Como se os mais de 500 anos de
história não tivessem sido suficientes para entender, ressignificar e
reconstruir suas bases, fazendo emergir uma identidade própria e pujante. Quanto
mais ele resiste a esse processo metamórfico, mais ele visibiliza a sua imagem “vira-lata”. No fim das contas, acaba
como a personagem Viúva Porcina, da novela Roque Santeiro, de 1985, que era
conhecida como “aquela que foi sem nunca
ter sido”.
Portanto, todas essas
considerações só se fazem possíveis porque “[...]ler
significa descortinar, mudar de horizontes, interagir com o real,
interpretá-lo, compreendê-lo e decidir sobre ele. Desde o início a leitura deve
contar com o leitor, sua contribuição ao texto, sua observação ao contexto, sua
percepção do entorno [...]” (YUNES, 1995)3.

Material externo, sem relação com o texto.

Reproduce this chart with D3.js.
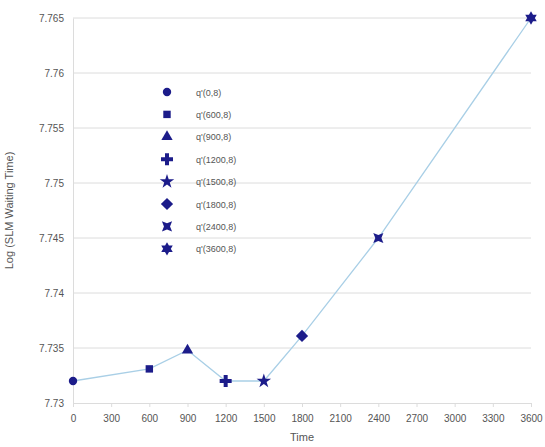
<!DOCTYPE html>
<html>
<head>
<meta charset="utf-8">
<script src="https://cdn.jsdelivr.net/npm/d3@7"></script>
<style>
  html, body { margin: 0; padding: 0; background: #fff; }
  svg text { font-family: "Liberation Sans", "DejaVu Sans", sans-serif; }
</style>
</head>
<body>
<svg id="chart" width="545" height="447"></svg>
<script>
// Log of SLM waiting time at each time point
const times = [0, 600, 900, 1200, 1500, 1800, 2400, 3600];
const logWait = [7.732, 7.7331, 7.7348, 7.732, 7.732, 7.7361, 7.745, 7.765];
const seriesLabels = ["q'(0,8)", "q'(600,8)", "q'(900,8)", "q'(1200,8)", "q'(1500,8)", "q'(1800,8)", "q'(2400,8)", "q'(3600,8)"];
const xTicks = [0, 300, 600, 900, 1200, 1500, 1800, 2100, 2400, 2700, 3000, 3300, 3600];
const yTicks = [7.73, 7.735, 7.74, 7.745, 7.75, 7.755, 7.76, 7.765];

// six-pointed star built from two triangles
const symbolHexStar = {
  draw(ctx, size) {
    const r = Math.sqrt(size) * 0.72;
    for (let k = 0; k < 2; k++) {
      const off = k * Math.PI / 3;
      for (let i = 0; i < 3; i++) {
        const a = off - Math.PI / 2 + i * 2 * Math.PI / 3;
        const px = r * Math.cos(a), py = r * Math.sin(a);
        if (i === 0) ctx.moveTo(px, py); else ctx.lineTo(px, py);
      }
      ctx.closePath();
    }
  }
};
// bow-tie style cross
const symbolBowX = {
  draw(ctx, size) {
    const r = Math.sqrt(size) * 0.55, w = r * 0.6;
    ctx.moveTo(-r, -r); ctx.lineTo(0, -w); ctx.lineTo(r, -r);
    ctx.lineTo(w, 0); ctx.lineTo(r, r); ctx.lineTo(0, w);
    ctx.lineTo(-r, r); ctx.lineTo(-w, 0); ctx.closePath();
  }
};
// square diamond (equal width and height)
const symbolRhombus = {
  draw(ctx, size) {
    const r = Math.sqrt(size / 2);
    ctx.moveTo(0, -r); ctx.lineTo(r, 0); ctx.lineTo(0, r); ctx.lineTo(-r, 0); ctx.closePath();
  }
};
const shapes = [
  { type: d3.symbolCircle, size: 55 },
  { type: d3.symbolSquare, size: 55 },
  { type: d3.symbolTriangle, size: 55 },
  { type: d3.symbolCross, size: 80 },
  { type: d3.symbolStar, size: 65 },
  { type: symbolRhombus, size: 75 },
  { type: symbolBowX, size: 85 },
  { type: symbolHexStar, size: 85 }
];

const markColor = "#1c1c8a";
const lineColor = "#a9cfe6";
const gridColor = "#dcdcdc";
const textColor = "#555";

const svg = d3.select("#chart");
const plotLeft = 73, plotRight = 531, plotTop = 18, plotBottom = 403;

const x = d3.scaleLinear().domain([0, 3600]).range([plotLeft, plotRight]);
const y = d3.scaleLinear().domain([7.73, 7.765]).range([plotBottom, plotTop]);

// horizontal gridlines
svg.append("g")
  .selectAll("line").data(yTicks.slice(1)).join("line")
  .attr("x1", plotLeft).attr("x2", plotRight)
  .attr("y1", d => y(d)).attr("y2", d => y(d))
  .attr("stroke", gridColor).attr("stroke-width", 1);

// y axis
const yAxis = svg.append("g").attr("transform", `translate(${plotLeft},0)`)
  .call(d3.axisLeft(y).tickValues(yTicks).tickFormat(d3.format("")).tickSize(0).tickPadding(9));
yAxis.select(".domain").attr("stroke", gridColor);
yAxis.selectAll("text").attr("fill", textColor).attr("font-size", 10);

// x axis
const xAxis = svg.append("g").attr("transform", `translate(0,${plotBottom})`)
  .call(d3.axisBottom(x).tickValues(xTicks).tickFormat(d3.format("")).tickSize(4).tickPadding(8));
xAxis.select(".domain").attr("stroke", gridColor);
xAxis.selectAll(".tick line").attr("stroke", gridColor);
xAxis.selectAll("text").attr("fill", textColor).attr("font-size", 10);

// axis titles
svg.append("text")
  .attr("x", (plotLeft + plotRight) / 2).attr("y", 441)
  .attr("text-anchor", "middle").attr("font-size", 11).attr("fill", textColor)
  .text("Time");
svg.append("text")
  .attr("transform", `translate(13,${(plotTop + plotBottom) / 2}) rotate(-90)`)
  .attr("text-anchor", "middle").attr("font-size", 11).attr("fill", textColor)
  .text("Log (SLM Waiting Time)");

// connecting line
const pts = times.map((t, i) => [t, logWait[i]]);
svg.append("path")
  .datum(pts)
  .attr("fill", "none").attr("stroke", lineColor).attr("stroke-width", 1.3)
  .attr("d", d3.line().x(d => x(d[0])).y(d => y(d[1])));

// markers
svg.append("g").selectAll("path").data(pts).join("path")
  .attr("transform", d => `translate(${x(d[0])},${y(d[1])})`)
  .attr("fill", markColor)
  .attr("d", (d, i) => d3.symbol().type(shapes[i].type).size(shapes[i].size)());

// legend
const legend = svg.append("g").attr("transform", "translate(167,92)");
const rows = legend.selectAll("g").data(seriesLabels).join("g")
  .attr("transform", (d, i) => `translate(0,${i * 22.4})`);
rows.append("path")
  .attr("fill", markColor)
  .attr("d", (d, i) => d3.symbol().type(shapes[i].type).size(shapes[i].size)());
rows.append("text")
  .attr("x", 29).attr("y", 3.5)
  .attr("font-size", 9).attr("fill", textColor)
  .text(d => d);
</script>
</body>
</html>
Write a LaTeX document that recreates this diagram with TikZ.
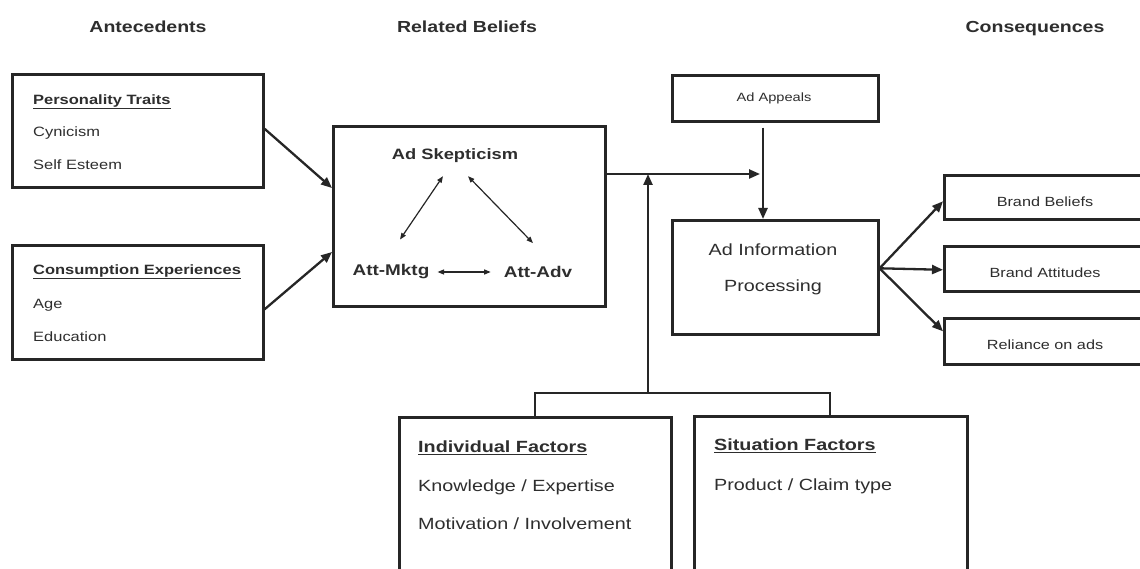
\documentclass[tikz,border=0pt]{standalone}
\usepackage{fontspec}
\setmainfont{Liberation Sans}[FakeStretch=1.22]
\usetikzlibrary{arrows.meta,calc}
\begin{document}
\begin{tikzpicture}[x=1pt,y=-1pt,
  box/.style={draw=black!85,line width=2.6pt,anchor=north west,inner sep=0pt},
  txt/.style={inner sep=0pt,text=black!82},
  lft/.style={txt,anchor=west},
  head/.style={txt,anchor=base,font=\fontsize{16}{18}\selectfont\bfseries},
  body/.style={font=\fontsize{13.5}{16}\selectfont},
  big/.style={font=\fontsize{16.2}{19}\selectfont},
  arr/.style={draw=black!85,line width=2.3pt,-{Triangle[length=11pt,width=9pt]}},
  plain/.style={draw=black!85,line width=2.3pt},
  dbl/.style={draw=black!85,line width=1.2pt,
    {Triangle[length=6.5pt,width=5pt]}-{Triangle[length=6.5pt,width=5pt]}}]
\useasboundingbox (0,0) rectangle (1140,569);
\fill[white] (0,0) rectangle (1140,569);
\clip (0,0) rectangle (1140,569);

% column headings
\node[head] (hA) at (148,33) {Antecedents};
\node[head] (hR) at (467,33) {Related Beliefs};
\node[head] (hC) at (1035,33) {Consequences};

% antecedent boxes
\node[box,minimum width=251pt,minimum height=113pt] (pers) at (11,73) {};
\node[lft,body] (persT) at (33,102) {\textbf{\underline{Personality Traits}}};
\node[lft,body] (cyn) at (33,133) {Cynicism};
\node[lft,body] (se) at (33,165) {Self Esteem};

\node[box,minimum width=251pt,minimum height=114pt] (cons) at (11,244) {};
\node[lft,body] (consT) at (33,272) {\textbf{\underline{Consumption Experiences}}};
\node[lft,body] (age) at (33,305) {Age};
\node[lft,body] (edu) at (33,337) {Education};

% related beliefs
\node[box,minimum width=272pt,minimum height=180pt] (belief) at (332,125) {};
\node[txt,font=\fontsize{15}{18}\selectfont\bfseries] (skep) at (455,156) {Ad Skepticism};
\node[txt,font=\fontsize{15.5}{18}\selectfont\bfseries] (mktg) at (391,272) {Att-Mktg};
\node[txt,font=\fontsize{15.5}{18}\selectfont\bfseries] (adv) at (538,272) {Att-Adv};

% ad appeals and processing
\node[box,minimum width=206pt,minimum height=46pt] (appeal) at (671,74) {};
\node[txt,font=\fontsize{12}{14}\selectfont] (appealT) at (774,98) {Ad Appeals};
\node[box,minimum width=206pt,minimum height=114pt] (proc) at (671,219) {};
\node[txt,big] (procA) at (773,250) {Ad Information};
\node[txt,big] (procB) at (773,287) {Processing};

% consequences
\node[box,minimum width=230pt,minimum height=44pt] (bb) at (943,174) {};
\node[box,minimum width=230pt,minimum height=45pt] (ba) at (943,245) {};
\node[box,minimum width=230pt,minimum height=46pt] (rel) at (943,317) {};
\node[txt,font=\fontsize{13.3}{15}\selectfont] (bbT) at (1045,202) {Brand Beliefs};
\node[txt,font=\fontsize{13.3}{15}\selectfont] (baT) at (1045,273) {Brand Attitudes};
\node[txt,font=\fontsize{13.3}{15}\selectfont] (relT) at (1045,345) {Reliance on ads};

% moderating factors
\node[box,minimum width=272pt,minimum height=200pt] (indiv) at (398,416) {};
\node[lft,big] (indT) at (418,448) {\textbf{\underline{Individual Factors}}};
\node[lft,big] (know) at (418,487) {Knowledge / Expertise};
\node[lft,big] (moti) at (418,524) {Motivation / Involvement};
\node[box,minimum width=273pt,minimum height=200pt] (situ) at (693,415) {};
\node[lft,big] (sitT) at (714,446) {\textbf{\underline{Situation Factors}}};
\node[lft,big] (prod) at (714,486) {Product / Claim type};

% junction points
\coordinate (inA) at (332,188);
\coordinate (inB) at (332,252);
\coordinate (meet) at (760,174);
\coordinate (join) at (648,174);
\coordinate (brL) at (535,393);
\coordinate (brR) at (830,393);
\coordinate (brM) at (648,393);

% antecedents into beliefs
\draw[arr] ($(pers.east)+(0,-2)$) -- (inA);
\draw[arr] ($(cons.east)+(0,7)$) -- (inB);

% links among beliefs
\draw[dbl] ($(skep.south)+(-12,13)$) -- ($(mktg.north)+(9,-25)$);
\draw[dbl] ($(skep.south)+(13,13)$) -- ($(adv.north)+(-5,-23)$);
\draw[dbl] ($(mktg.east)+(8,0)$) -- ($(adv.west)+(-13,0)$);

% beliefs and appeals into processing
\draw[arr] (belief.east |- meet) -- (meet);
\draw[arr] ($(appeal.south -| 763,0)+(0,5)$) -- (proc.north -| 763,0);

% moderators
\draw[plain] (indiv.north -| brL) -- (brL) -- (brR) -- (situ.north -| brR);
\draw[arr] (brM) -- (join);

% processing outcomes
\draw[arr] ($(proc.east)+(0,-9)$) -- ($(bb.west)+(0,4)$);
\draw[arr] ($(proc.east)+(0,-9)$) -- ($(ba.west)+(0,1)$);
\draw[arr] ($(proc.east)+(0,-9)$) -- ($(rel.west)+(0,-10)$);
\end{tikzpicture}
\end{document}
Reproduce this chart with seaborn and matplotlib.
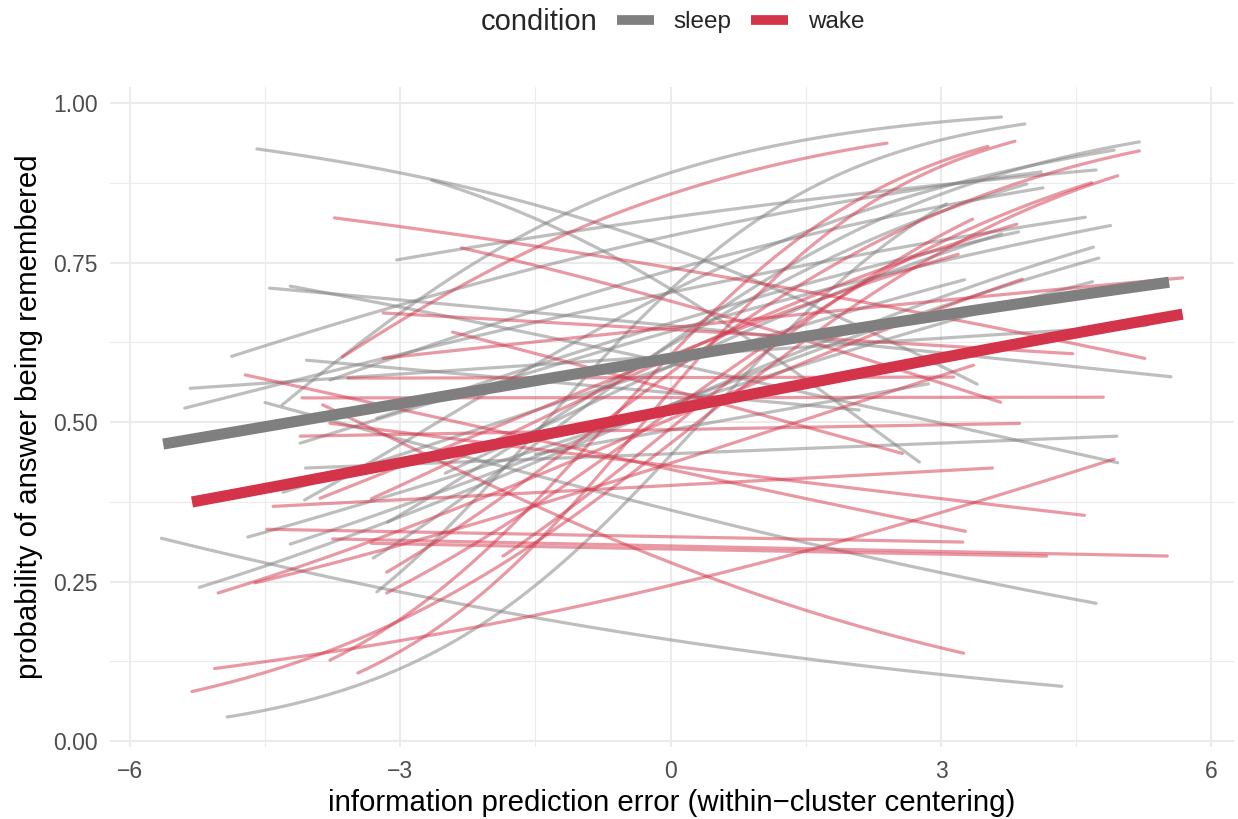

Assim, o Prêmio Nobel de Literatura deste ano traz sua contribuição para lançar
luz sobre o fato de que as identidades nacionais são formadas e transformadas
no interior desse sistema de representação. Por essa razão é que não basta um
olhar crítico para a Globalização do ponto de vista capital, do mercado de
trabalho, das relações comerciais, da distribuição do consumo de bens e
serviços.
Há de se entender, de uma vez por
todas, que todo esse processo socioeconômico sempre esteve atrelado a um
movimento de imitação servil, a padrões colonizadores, os quais imperam sobre o
mundo desde o século XV. Daí o fato de que se precisa muita atenção sobre as
interações entre as pessoas e suas culturas; visto que, elas vêm sendo subjugadas
e dicotomizadas com um rigor sem precedentes, até mesmo, nos dias atuais.
1
https://g1.globo.com/pop-arte/noticia/2021/10/07/abdulrazak-gurnah-ganha-premio-nobel-de-literatura-2021.ghtml
2 COLL, A. N.
Propostas para uma diversidade cultural
intercultural na era da globalização. São Paulo: Instituto Pólis, 2002.
124p. (Cadernos de Proposições para o Século XXI, 2).
3 YUNES, E. Pelo avesso: a leitura e o leitor. Curitiba: Editora da UFPR, 1995. p.184. n.44.